631.The Regulations enable title to securities to be transferred without a written instrument (that is, in “dematerialised” or “uncertificated” form). In addition, the Regulations set out the regulatory framework for the operators of settlement systems which provide for the electronic transfer of title (see Part 2 (the operator) and Schedule 1 to the Regulations (requirements for approval of a person as an operator)).

632.Currently, certain functions (for example, concerning the approval of a person as an operator) are conferred on the Treasury under the Regulations. However, the Treasury has exercised its power under regulation 11 (delegation of Treasury functions) to delegate to the Authority (defined as the FSA) all of the functions conferred by Part 2 of the regulations (for example, responsibility for approving systems as “relevant systems”) save for those specified in regulation 12 (international obligations).

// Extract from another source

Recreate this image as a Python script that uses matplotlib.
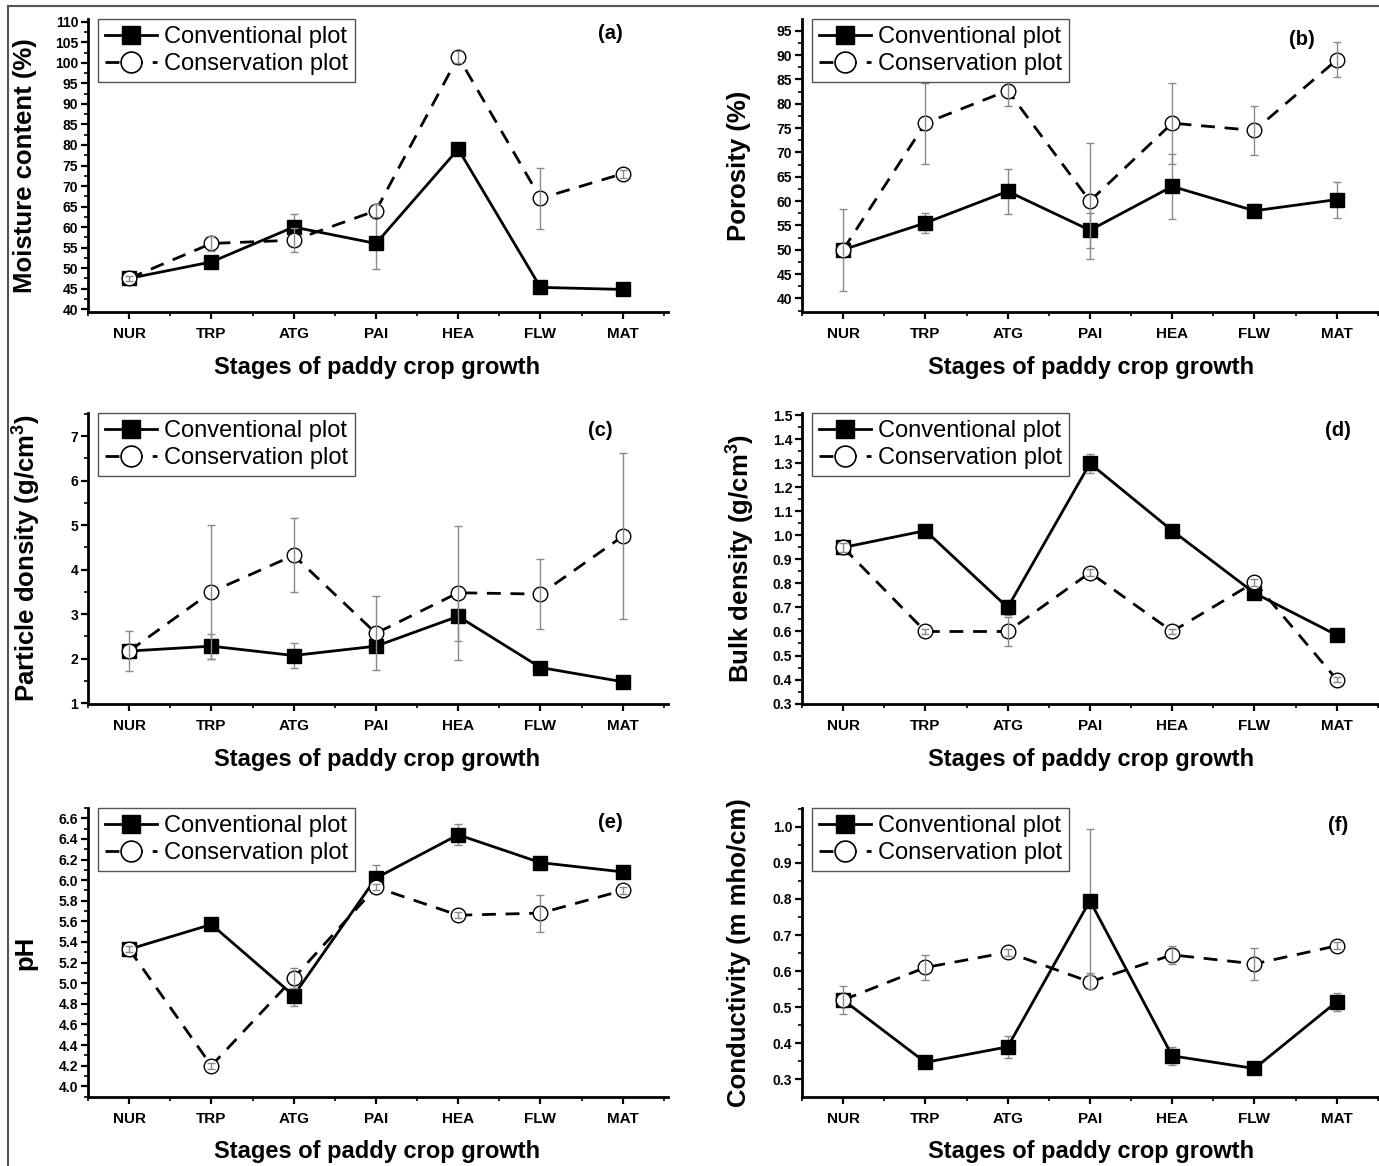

633.As part of the regulatory reforms, it is intended that the Bank is to assume the FSA’s functions under the Regulations. This is to be achieved by making new regulations conferring the relevant functions directly on the Bank. In order to facilitate this, minor amendments to the enabling power in section 785 are needed. Section 93 inserts a new subsection (7) into section 785 of the Companies Act 2006 in order to enable provision to be made in the regulations for the purposes of conferring functions directly on the Bank (or any other person), and ensuring that the Bank could be given the power to make guidance or issue codes of practice or rules in relation to any provision made by the regulations. In addition, a new subsection (8) is inserted which will enable provision to be made in the regulations which confers immunity from liability in damages in specified cases (for example, in cases in which action is taken in the interests of addressing a threat to financial stability).

Director of Savings

Section 113: Provision of services by Director of Savings

634.Section 113 enables National Savings and Investments (the Director of Savings) to enter into arrangements with other public bodies for it or persons authorised by it to provide services to those bodies.